Lookup Table error in Sequence Alignment with R
3.1 years ago
pattijane ▴ 10

Hello,

I'm using the following code to read from a text file containing more than 200 fasta files and to align these proteins.

seqs = read.fasta(file = "sequencefasta.txt", seqtype = "AA")
self_aligned_score = rep(NA, length(seqs))

for (i in 1:length(seqs)){
cat('aligning ',i,'/',length(seqs),' with itself..\n')
seq = paste(toupper(getSequence(seqs[i][[1]])), sep="", collapse="")
align_score = pairwiseAlignment(seq, seq, scoreOnly=TRUE, gapExtension=0.5, type="local", substitutionMatrix = "BLOSUM50")
self_aligned_score[i] = align_score
}


But I'm having the following error, which I have no idea about why.

Error in .Call2("XStringSet_align_pairwiseAlignment", pattern, subject,  : key 32 not in lookup table


Here is a snippet of my sequencefasta.txt file:

>sp|O00141|SGK1_HUMAN Serine/threonine-protein kinase Sgk1 OS=Homo sapiens GN=SGK1 PE=1 SV=2
MTVKTEAAKGTLTYSRMRGMVAILIAFMKQRRMGLNDFIQKIANNSYACKHPEVQSILKI
SQPQEPELMNANPSPPPSPSQQINLGPSSNPHAKPSDFHFLKVIGKGSFGKVLLARHKAE
GGELFYHLQRERCFLEPRARFYAAEIASALGYLHSLNIVYRDLKPENILLDSQGHIVLTD
FGLCKENIEHNSTTSTFCGTPEYLAPEVLHKQPYDRTVDWWCLGAVLYEMLYGLPPFYSR
NTAEMYDNILNKPLQLKPNITNSARHLLEGLLQKDRTKRLGAKDDFMEIKSHVFFSLINW
FSYAPPTDSFL

>sp|O00311|CDC7_HUMAN Cell division cycle 7-related protein kinase OS=Homo sapiens GN=CDC7 PE=1 SV=1
MEASLGIQMDEPMAFSPQRDRFQAEGSLKKNEQNFKLAGVKKDIEKLYEAVPQLSNVFKI
EDKIGEGTFSSVYLATAQLQVGPEEKIALKHLIPTSHPIRIAAELQCLTVAGGQDNVMGV
KYCFRKNDHVVIAMPYLEHESFLDILNSLSFQEVREYMLNLFKALKRIHQFGIVHRDVKP
SNFLYNRRLKKYALVDFGLAQGTHDTKIELLKFVQSEAQQERCSQNKSHIITGNKIPLSG
PVPKELDQQSTTKASVKRPYTNAQIQIKQGKDGKEGSVGLSVQRSVFGERNFNIHSSISH
ESPAVKLMKQSKTVDVLSRKLATKKKAISTKVMNSAVMRKTASSCPASLTCDCYATDKVC
SICLSRRQQVAPRAGTPGFRAPEVLTKCPNQTTAIDMWSAGVIFLSLLSGRYPFYKASDD
LTALAQIMTIRGSRETIQAAKTFGKSILCSKEVPAQDLRKLCERLRGMDSSTPKLTSDIQ
GHASHQPAISEKTDHKASCLVQTPPGQYSGNSFKKGDSNSCEHCFDEYNTNLEGWNEVPD
EAYDLLDKLLDLNPASRITAEEALLHPFFKDMSL

Which libraries are you using to import the fasta and to align the sequences?

I use these:

require("Biostrings")
require("seqinr")
require("Rcpp")

I think that the issue might be that you have some non-standard characters in your sequences.

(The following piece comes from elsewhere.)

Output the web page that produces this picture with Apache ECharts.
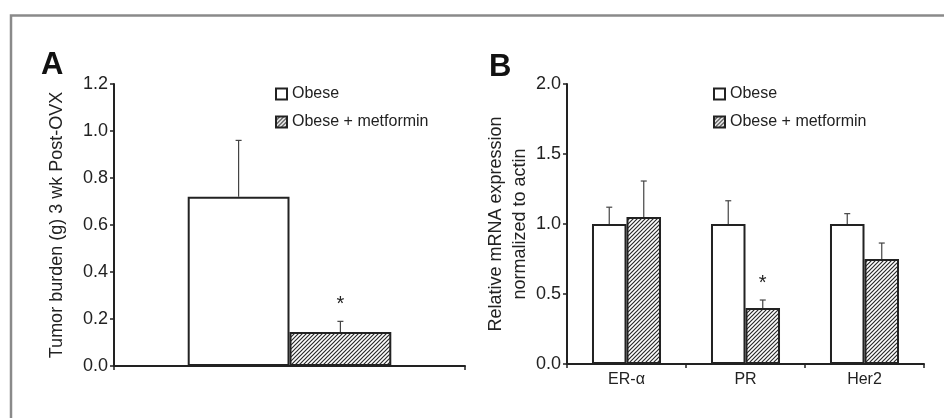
<!DOCTYPE html>
<html>
<head>
<meta charset="utf-8">
<script src="https://cdn.jsdelivr.net/npm/echarts@6/dist/echarts.min.js"></script>
<style>html,body{margin:0;padding:0;background:#fff}#c{width:944px;height:418px}</style>
</head>
<body>
<div id="c"></div>
<script>
// ---- Data ----
var seriesNames = ['Obese', 'Obese + metformin'];
var catsA = [''];
var obeseA = [0.72];
var obeseAErr = [0.24];
var metA = [0.145];
var metAErr = [0.045];
var starA = [false, true]; // [obese, metformin] per category (single cat)
var ticksA = { min: 0, max: 1.2, interval: 0.2 };

var catsB = ['ER-\u03b1', 'PR', 'Her2'];
var obeseB = [1.0, 1.0, 1.0];
var obeseBErr = [0.12, 0.166, 0.074];
var metB = [1.05, 0.40, 0.75];
var metBErr = [0.257, 0.057, 0.114];
var starsMetB = [false, true, false];
var ticksB = { min: 0, max: 2.0, interval: 0.5 };

// ---- Styles ----
var FONT = 'Liberation Sans, Arial, sans-serif';
var GAP = 0.42;
var INK = '#222';

function hatch() {
  var s = 4;
  var c = document.createElement('canvas');
  c.width = s; c.height = s;
  var g = c.getContext('2d');
  g.fillStyle = '#fff'; g.fillRect(0, 0, s, s);
  g.strokeStyle = '#2a2a2a'; g.lineWidth = 1.2;
  g.beginPath();
  g.moveTo(0, s); g.lineTo(s, 0);
  g.moveTo(-1, 1); g.lineTo(1, -1);
  g.moveTo(s - 1, s + 1); g.lineTo(s + 1, s - 1);
  g.stroke();
  return c;
}
var hatchImg = hatch();

var obeseStyle = { color: '#fff', borderColor: INK, borderWidth: 2 };
var metStyle = { color: { image: hatchImg, repeat: 'repeat' }, borderColor: INK, borderWidth: 2 };

function errSeries(gridIdx, vals, errs, stars, side) {
  var data = vals.map(function (v, i) { return [i, v, errs[i], stars[i] ? 1 : 0]; });
  return {
    type: 'custom',
    xAxisIndex: gridIdx, yAxisIndex: gridIdx,
    z: 10,
    silent: true,
    data: data,
    renderItem: function (params, api) {
      var idx = api.value(0), v = api.value(1), e = api.value(2), st = api.value(3);
      var base = api.coord([idx, v]);
      var top = api.coord([idx, v + e]);
      var catW = api.size([1, 0])[0];
      var barW = catW * (1 - GAP) / 2;
      var x = base[0] + side * barW / 2;
      var children = [
        { type: 'line', shape: { x1: x, y1: base[1], x2: x, y2: top[1] }, style: { stroke: '#444', lineWidth: 1.2 } },
        { type: 'line', shape: { x1: x - 3, y1: top[1], x2: x + 3, y2: top[1] }, style: { stroke: '#444', lineWidth: 1.2 } }
      ];
      if (st) {
        children.push({ type: 'text', style: { text: '*', x: x, y: top[1] - 7, align: 'center', verticalAlign: 'bottom', fontSize: 20, fontFamily: FONT, fill: INK } });
      }
      return { type: 'group', children: children };
    }
  };
}

function yAxis(gridIdx, t, name, gap) {
  return {
    type: 'value', gridIndex: gridIdx, min: t.min, max: t.max, interval: t.interval,
    name: name, nameLocation: 'middle', nameGap: gap,
    nameTextStyle: { fontSize: 18, fontFamily: FONT, color: INK, lineHeight: 24 },
    axisLine: { show: true, lineStyle: { color: INK, width: 2 } },
    axisTick: { show: true, length: 4, lineStyle: { color: INK, width: 1.5 } },
    axisLabel: { fontSize: 18, fontFamily: FONT, color: INK, margin: 6, formatter: function (v) { return v.toFixed(1); } },
    splitLine: { show: false }
  };
}
function xAxis(gridIdx, cats) {
  return {
    type: 'category', gridIndex: gridIdx, data: cats,
    axisLine: { show: true, lineStyle: { color: INK, width: 2 } },
    axisTick: { show: true, length: 4, lineStyle: { color: INK, width: 1.5 } },
    axisLabel: { fontSize: 16, fontFamily: FONT, color: INK, margin: 8 }
  };
}
function legend(left) {
  return {
    left: left, top: 86, orient: 'vertical', padding: 0, itemGap: 12,
    itemWidth: 11, itemHeight: 11, icon: 'rect',
    data: seriesNames, selectedMode: false,
    itemStyle: { borderColor: INK, borderWidth: 2 },
    textStyle: { fontSize: 16, fontFamily: FONT, color: INK, lineHeight: 14 }
  };
}

var option = {
  animation: false,
  backgroundColor: '#fff',
  graphic: [
    { type: 'rect', shape: { x: 11, y: 15.5, width: 1000, height: 600 }, style: { fill: 'none', stroke: '#8a8a8a', lineWidth: 2.5 }, silent: true },
    { type: 'text', left: 41, top: 50, style: { text: 'A', fontSize: 31, fontWeight: 'bold', fontFamily: FONT, fill: '#111' } },
    { type: 'text', left: 489, top: 52, style: { text: 'B', fontSize: 31, fontWeight: 'bold', fontFamily: FONT, fill: '#111' } }
  ],
  legend: [legend(275), legend(713)],
  grid: [
    { left: 114, right: 479, top: 84, bottom: 52 },
    { left: 567, right: 20, top: 84, bottom: 54 }
  ],
  xAxis: [xAxis(0, catsA), xAxis(1, catsB)],
  yAxis: [yAxis(0, ticksA, 'Tumor burden (g) 3 wk Post-OVX', 45), yAxis(1, ticksB, 'Relative mRNA expression\nnormalized to actin', 33)],
  series: [
    { name: seriesNames[0], type: 'bar', xAxisIndex: 0, yAxisIndex: 0, data: obeseA, itemStyle: obeseStyle, barGap: '0%', barCategoryGap: (GAP * 100) + '%' },
    { name: seriesNames[1], type: 'bar', xAxisIndex: 0, yAxisIndex: 0, data: metA, itemStyle: metStyle, barGap: '0%', barCategoryGap: (GAP * 100) + '%' },
    { name: seriesNames[0], type: 'bar', xAxisIndex: 1, yAxisIndex: 1, data: obeseB, itemStyle: obeseStyle, barGap: '0%', barCategoryGap: (GAP * 100) + '%' },
    { name: seriesNames[1], type: 'bar', xAxisIndex: 1, yAxisIndex: 1, data: metB, itemStyle: metStyle, barGap: '0%', barCategoryGap: (GAP * 100) + '%' },
    errSeries(0, obeseA, obeseAErr, [starA[0]], -1),
    errSeries(0, metA, metAErr, [starA[1]], 1),
    errSeries(1, obeseB, obeseBErr, [false, false, false], -1),
    errSeries(1, metB, metBErr, starsMetB, 1)
  ]
};
var chart = echarts.init(document.getElementById('c'), null, { renderer: 'canvas' });
chart.setOption(option);
</script>
</body>
</html>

Can you check that you just have aminoacids, no "X"s and no other letters which do not correspond to an aa?

I checked for "X"s and there was none. Besides, wiki article for aa describes X as a valid letter to describe unknowns, https://www.wikiwand.com/en/Amino_acid#/Table_of_standard_amino_acid_abbreviations_and_properties

Yes it is standard, but maybe for some reason this library doesn't recognise it. Did you check for all characters which are not standard amino acids or just X?

I checked for X, U, O, B, Z, and J. There were none of them.

9 weeks ago
yehong39 • 0

Hi, I ran your code using your example .txt file, it worked fine, no errors. The error message you presented here indicated your sequence has extra space in it, Maybe there are extra spaces at the end or beginning of another sequence? You can try add one more line, after: seq = paste(toupper(getSequence(seqs[i][[1]])), sep="", collapse="") add: seq= gsub(" ","", seq) Then run the code again, see if that works. Good luck!